What Are Masters Programs?

Learn about the areas of study, prerequisites and graduation requirements for a variety of master's degree programs. This graduate training is primarily offered by 4-year colleges and universities.

In a master's degree program, students can engage in graduate-level academic study in a variety of different fields.

An Overview of Master's Programs

A master's degree is one of the four basic types of degrees, which include associate, bachelor's, master's and doctoral degrees. Master's programs take 1-2 years to complete and may be offered on campus, online or in accelerated formats. They are available in many different fields of study, including:

  • Education
  • Business administration
  • Mathematics
  • Biology
  • Computer science

Degree Types

There are many types of master's degrees, including the following:

  • Master of Science (M.S.)
  • Master of Arts (M.A.)
  • Master of Business Administration (MBA)
  • Master of Fine Arts (MFA)
  • Master of Divinity (M.Div.)
  • Master of Education (M.Ed.)

Of these, M.S. and M.A. programs are the most common.

Admissions Requirements

Students interested in pursuing a master's degree must first apply to a graduate school.
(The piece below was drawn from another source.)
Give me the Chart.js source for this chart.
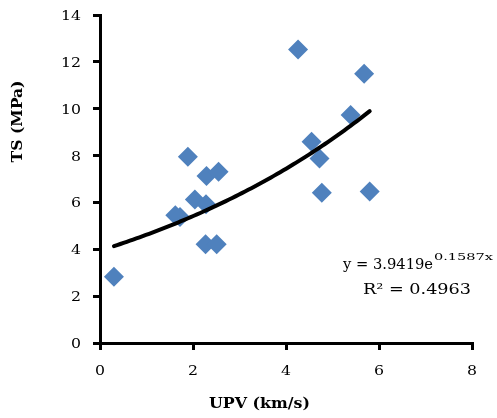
<!DOCTYPE html>
<html>
<head>
<meta charset="utf-8">
<script src="https://cdn.jsdelivr.net/npm/chart.js@4/dist/chart.umd.min.js"></script>
<style>
  html, body { margin: 0; padding: 0; background: #ffffff; }
  #wrap { width: 497px; height: 418px; }
</style>
</head>
<body>
<div id="wrap"><canvas id="c" width="497" height="418"></canvas></div>
<script>
// Measured samples: ultrasonic pulse velocity (km/s) vs tensile strength (MPa)
const upv = [0.30, 1.62, 1.72, 1.89, 2.04, 2.28, 2.29, 2.27, 2.51, 2.55, 4.26, 4.55, 4.72, 4.77, 5.39, 5.68, 5.80];
const ts  = [2.83, 5.45, 5.38, 7.95, 6.13, 5.92, 7.13, 4.22, 4.22, 7.31, 12.53, 8.59, 7.88, 6.41, 9.73, 11.49, 6.47];

// Exponential trendline y = A·e^(B·x) and its coefficient of determination
const fitA = 3.9419;
const fitB = 0.1587;
const fitR2 = 0.4963;

// Axis ranges and tick values
const xTicks = [0, 2, 4, 6, 8];
const yTicks = [0, 2, 4, 6, 8, 10, 12, 14];

const xTitle = 'UPV (km/s)';
const yTitle = 'TS (MPa)';

const FONT = "'DejaVu Serif Condensed', serif";

const points = upv.map((x, i) => ({ x: x, y: ts[i] }));

// Trendline sampled across the range of the measurements
const xMin = Math.min(...upv), xMax = Math.max(...upv);
const trend = [];
const nSteps = 80;
for (let i = 0; i <= nSteps; i++) {
  const x = xMin + (xMax - xMin) * i / nSteps;
  trend.push({ x: x, y: fitA * Math.exp(fitB * x) });
}

// Draw text widened horizontally to a given on-screen width
function wideText(ctx, text, x, y, font, width, align) {
  ctx.save();
  ctx.font = font;
  const w = ctx.measureText(text).width;
  const sx = width / w;
  ctx.translate(x, y);
  ctx.scale(sx, 1);
  ctx.textAlign = align;
  ctx.textBaseline = 'alphabetic';
  ctx.fillText(text, 0, 0);
  ctx.restore();
}

// Horizontal stretch used for tick numbers (two digits span ~20px)
function tickStretch(ctx, font) {
  ctx.save();
  ctx.font = font;
  const s = 20 / ctx.measureText('10').width;
  ctx.restore();
  return s;
}

const annotations = {
  id: 'annotations',
  afterDraw(chart) {
    const ctx = chart.ctx;
    const xs = chart.scales.x, ys = chart.scales.y;
    ctx.save();
    ctx.fillStyle = '#000';

    // tick numbers
    const tickFont = '13.5px ' + FONT;
    const s = tickStretch(ctx, tickFont);
    ctx.font = tickFont;
    yTicks.forEach(v => {
      const label = String(v);
      const w = ctx.measureText(label).width * s;
      wideText(ctx, label, 81, ys.getPixelForValue(v) + 5, tickFont, w, 'right');
    });
    xTicks.forEach(v => {
      const label = String(v);
      const w = ctx.measureText(label).width * s;
      wideText(ctx, label, xs.getPixelForValue(v), 375, tickFont, w, 'center');
    });

    // axis titles
    wideText(ctx, xTitle, 259.5, 408, 'bold 14px ' + FONT, 101, 'center');
    ctx.save();
    ctx.translate(22, 121.5);
    ctx.rotate(-Math.PI / 2);
    wideText(ctx, yTitle, 0, 0, 'bold 14px ' + FONT, 82, 'center');
    ctx.restore();

    // equation: y = A e^(Bx)
    const mainTxt = 'y = ' + fitA.toFixed(4) + 'e';
    const supTxt = fitB.toFixed(4) + 'x';
    wideText(ctx, mainTxt, 343, 269, '14.5px ' + FONT, 90, 'left');
    wideText(ctx, supTxt, 434, 260, '10px ' + FONT, 59, 'left');

    // R² line
    wideText(ctx, 'R\u00B2 = ' + fitR2.toFixed(4), 363, 294, '14.5px ' + FONT, 108, 'left');
    ctx.restore();
  }
};

new Chart(document.getElementById('c'), {
  type: 'scatter',
  data: {
    datasets: [
      {
        label: 'TS',
        data: points,
        pointStyle: 'rectRot',
        pointRadius: 10,
        pointHoverRadius: 10,
        backgroundColor: '#4F81BD',
        borderColor: '#4F81BD',
        borderWidth: 0,
        order: 2,
        clip: false
      },
      {
        label: 'Expon. (TS)',
        type: 'line',
        data: trend,
        borderColor: '#000',
        borderWidth: 4,
        pointRadius: 0,
        fill: false,
        tension: 0,
        borderCapStyle: 'round',
        order: 1,
        clip: false
      }
    ]
  },
  plugins: [annotations],
  options: {
    responsive: false,
    animation: false,
    devicePixelRatio: 1,
    layout: { padding: { left: 0, right: 25, top: 15, bottom: 0 } },
    plugins: {
      legend: { display: false },
      tooltip: { enabled: false },
      title: { display: false }
    },
    scales: {
      x: {
        type: 'linear',
        min: xTicks[0],
        max: xTicks[xTicks.length - 1],
        afterBuildTicks(scale) { scale.ticks = xTicks.map(v => ({ value: v })); },
        afterFit(scale) { scale.height = 75; scale.paddingLeft = 0; scale.paddingRight = 0; },
        border: { display: true, color: '#000', width: 3 },
        grid: { drawOnChartArea: false, drawTicks: true, tickLength: 7, color: '#000', lineWidth: 3 },
        ticks: { display: false }
      },
      y: {
        type: 'linear',
        min: yTicks[0],
        max: yTicks[yTicks.length - 1],
        afterBuildTicks(scale) { scale.ticks = yTicks.map(v => ({ value: v })); },
        afterFit(scale) { scale.width = 100; scale.paddingTop = 0; scale.paddingBottom = 0; },
        border: { display: true, color: '#000', width: 3 },
        grid: { drawOnChartArea: false, drawTicks: true, tickLength: 7, color: '#000', lineWidth: 3 },
        ticks: { display: false }
      }
    }
  }
});
</script>
</body>
</html>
Admissions requirements for graduate school may include:

  • Completion of a bachelor's degree from an accredited school
  • A minimum undergraduate GPA
  • College transcripts
  • Letters of recommendation
  • Written essays about the student's educational and career goals
  • Standardized test scores from one or more of the following:
    • Graduate Management Admission Test (GMAT)
    • Graduate Record Examination (GRE)
    • Test of English as a Foreign Language (TOEFL)

Graduation Requirements

Prior to graduation from a master's program, students must complete a certain number of credit hours of coursework. Specific course requirements vary by program. In addition, many master's degree programs require students to complete a written thesis or thesis project. A thesis is a written report of a student's research findings on a topic of his or her choice. However, there are also programs that offer non-thesis options, in which students may be required to take a comprehensive exam before graduating. Such an exam tests the student's knowledge in their chosen area of study and may be composed of both oral and written components. A final project may also take the place of a thesis.

In master's degree programs, individuals who have earned a bachelor's degree pursue advanced studies through a master's degree program, which typically includes high-level coursework and may also require thesis research.